Catherine Hutin-Blay, the daughter of the artist’s second wife Jacqueline, filed a legal complaint against dealer Olivier Thomas in France last year, accusing him of involvement in appropriating the works.

The pictures included two gouaches by Picasso depicting her mother, Femme se Coiffant and Espagnole à l’éventail, both dating from 1957 and together believed to be worth tens of millions of pounds.

Thomas appeared in court back in November but did not receive any formal charges. He has now been summoned for renewed questioning after investigators found photographs of the missing works on his laptop.

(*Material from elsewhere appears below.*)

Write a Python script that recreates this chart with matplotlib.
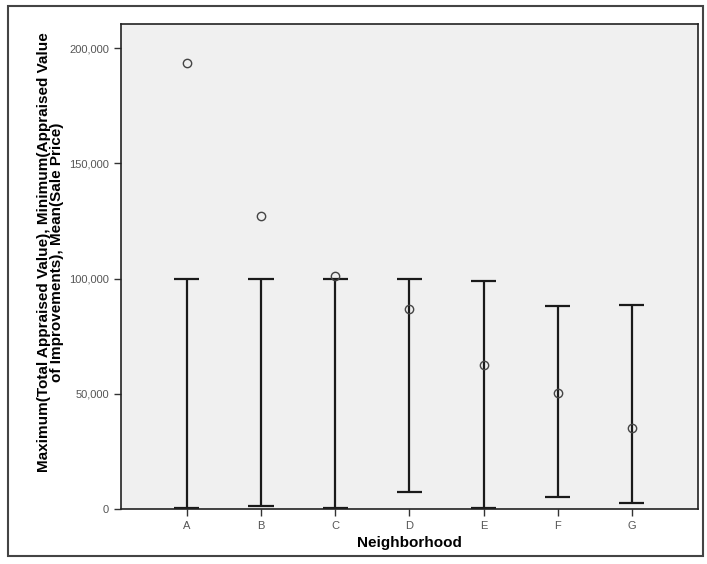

Judge Isabelle Rich-Flament reminded Thomas that he had previously stated he had never seen the pictures before. On July 6, she placed him under judicial supervision for “breach of trust, fraud, concealment and laundering” which caused damage to Hutin-Blay.

Transporting the Works

In her complaint last year, Hutin-Blay said the works had been entrusted to freeports magnate Yves Bouvier for storage but were subsequently sold to the Russian billionaire Dmitry Rybolovlev without her permission. She also claimed that Thomas had taken possession of the works after being hired to transport them.

While Thomas and Bouvier have denied the accusations, Monaco-based Rybolovlev has since surrendered the works to French authorities.

Earlier in 2015, Rybolovlev made a series of separate legal claims against Bouvier alleging that the so-called ‘king of the freeports’ had overcharged him for paintings over a prolonged period including the sales high-value works by Mark Rothko and Amadeo Modigliani.

Rybolovlev also reportedly paid $127.5m to Bouvier for Leonardo Da Vinci’s Salvator Mundi which had previously been sold in a private treaty deal brokered by Sotheby’s for a sum thought to be between $75m-80m.